Being occupied with the positive side of the truth is a great preservative today. Why be unduly concerned with what the world is doing, or the failure in the professing church? We should be concerned regarding some of the things we read of in Christendom, but do not let us be unduly occupied with them. I have found that those who drop out of serving God, and are not only discouraged themselves but would discourage others, are generally found occupied with the failures of the saints of God. We have heard before that people occupied with failure turn out to be failures. Let us keep these great and glorious thoughts before us.
It was later said to these Ephesian saints that they had left their first love. Failure had come in.
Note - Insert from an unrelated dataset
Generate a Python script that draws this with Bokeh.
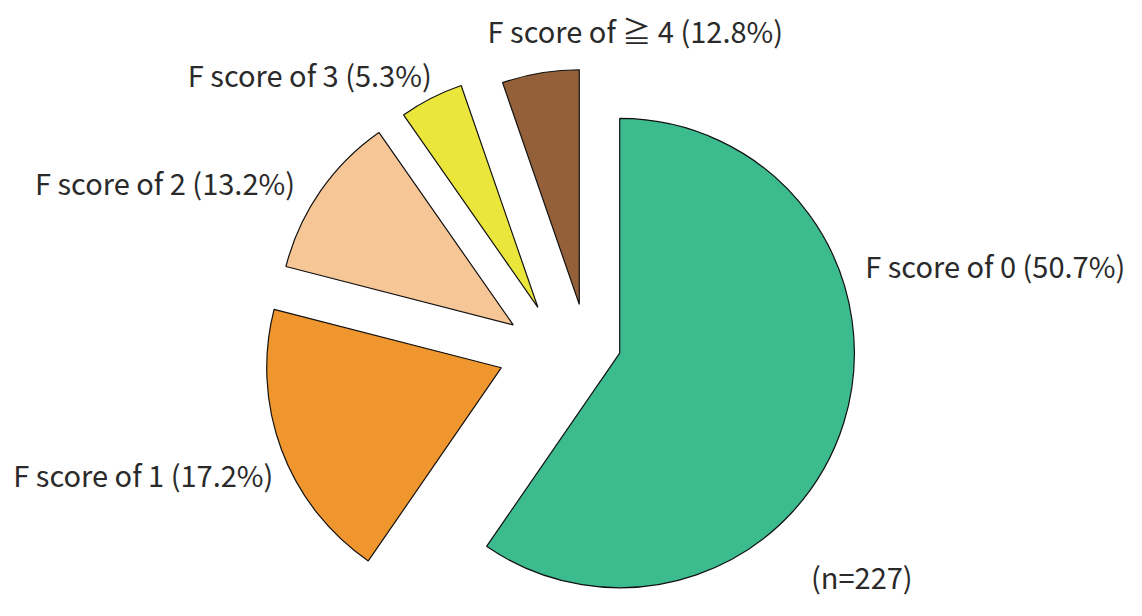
import math
from bokeh.plotting import figure
from bokeh.models import ColumnDataSource, Range1d
from bokeh.core.properties import value
from bokeh.embed import file_html
from bokeh.resources import INLINE

# ---- data ----
categories = ["F score of 0", "F score of 1", "F score of 2", "F score of 3", "F score of \u2267 4"]
label_pct = [50.7, 17.2, 13.2, 5.3, 12.8]      # percentages printed in the labels
drawn_share = [59.6, 19.4, 11.3, 4.4, 5.3]      # slice sizes as drawn in the picture (%)
n_total = 227

# ---- style ----
colors = ["#3cbb8e", "#f0962e", "#f6c697", "#ebe63c", "#93603a"]
pie_center = (580, 350)            # reference pixels (x right, y down)
radius = 238
explode_px = [(48, 12), (-72, 27), (-60, -17), (-35, -35), (7, -38)]
label_pos = [(877, 272), (13, 486), (35, 186), (190, 75), (494, 30)]
note_pos = (822, 591)
font = "Noto Sans CJK JP"
font_size = "29px"
text_color = "#2a2a2a"

REF_W, REF_H = 1142, 616
W, H = 1126, 600
p = figure(width=W, height=H, output_backend="svg", toolbar_location=None,
           x_range=Range1d(0, REF_W), y_range=Range1d(-REF_H, 0),
           min_border=0, min_border_left=0, min_border_right=0,
           min_border_top=0, min_border_bottom=0)
p.axis.visible = False
p.xgrid.visible = False
p.ygrid.visible = False
p.outline_line_color = None
p.background_fill_color = "white"
p.border_fill_color = "white"

# slices, clockwise from 12 o'clock
total = sum(drawn_share)
xs, ys, sa, ea = [], [], [], []
cum = 0.0
for share, (dx, dy) in zip(drawn_share, explode_px):
    th_s = cum / total * 360.0
    cum += share
    th_e = cum / total * 360.0
    xs.append(pie_center[0] + dx)
    ys.append(-(pie_center[1] + dy))
    sa.append(math.radians(90 - th_e))
    ea.append(math.radians(90 - th_s))

src = ColumnDataSource(dict(x=xs, y=ys, start=sa, end=ea, color=colors))
p.wedge(x="x", y="y", radius=radius, start_angle="start", end_angle="end",
        direction="anticlock", fill_color="color", line_color="#111111",
        line_width=1.2, source=src)

labels = [f"{c} ({v}%)" for c, v in zip(categories, label_pct)]
lsrc = ColumnDataSource(dict(x=[lx for lx, ly in label_pos],
                             y=[-ly for lx, ly in label_pos],
                             text=labels))
p.text(x="x", y="y", text="text", source=lsrc, text_align="left",
       text_baseline="middle", text_font=value(font), text_font_size=font_size,
       text_color=text_color)

p.text(x=[note_pos[0]], y=[-note_pos[1]], text=[f"(n={n_total})"],
       text_align="left", text_baseline="middle", text_font=value(font),
       text_font_size=font_size, text_color=text_color)

open("out.html", "w").write(file_html(p, INLINE))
Yes! But as you have already reminded us at the end of the book of Revelation the position had been recovered, for "the Spirit and the bride say, Come". As a local company they had allowed other things to displace Christ in their hearts, but we are assured His work went on in them nevertheless. We have been reminded of two things, revelation and response. The world to come will be the display of the revelation, but I rather think the eternal state will be more characterized by response.
It would appear that the world to come will be the day in which the ways of God will be seen to be vindicated, but the eternal state will be for the satisfaction of His heart of love.
Would the statement in Ephesians 1, "the glory of His inheritance in the saints", be involved in this?
It would! But that is connected with this present universe and will come out in the kingdom; after the kingdom has run its course and the new heaven and new earth are brought in, the Assembly will be there on the heavenly side to give glory to God eternally.
You connect the inheritance with the world to come?
I do! For it says, "things . . . which are in heaven, and which are on earth".
So while we read so much of what our portion is, it is good to see that God the Father will have something for His own heart as the fruit of this work.
Yes! And we may add, the Spirit will have some fruit for His work, and so will our Lord Jesus Christ. All this is seen in the description of eternal conditions in the opening verses of Rev. 21.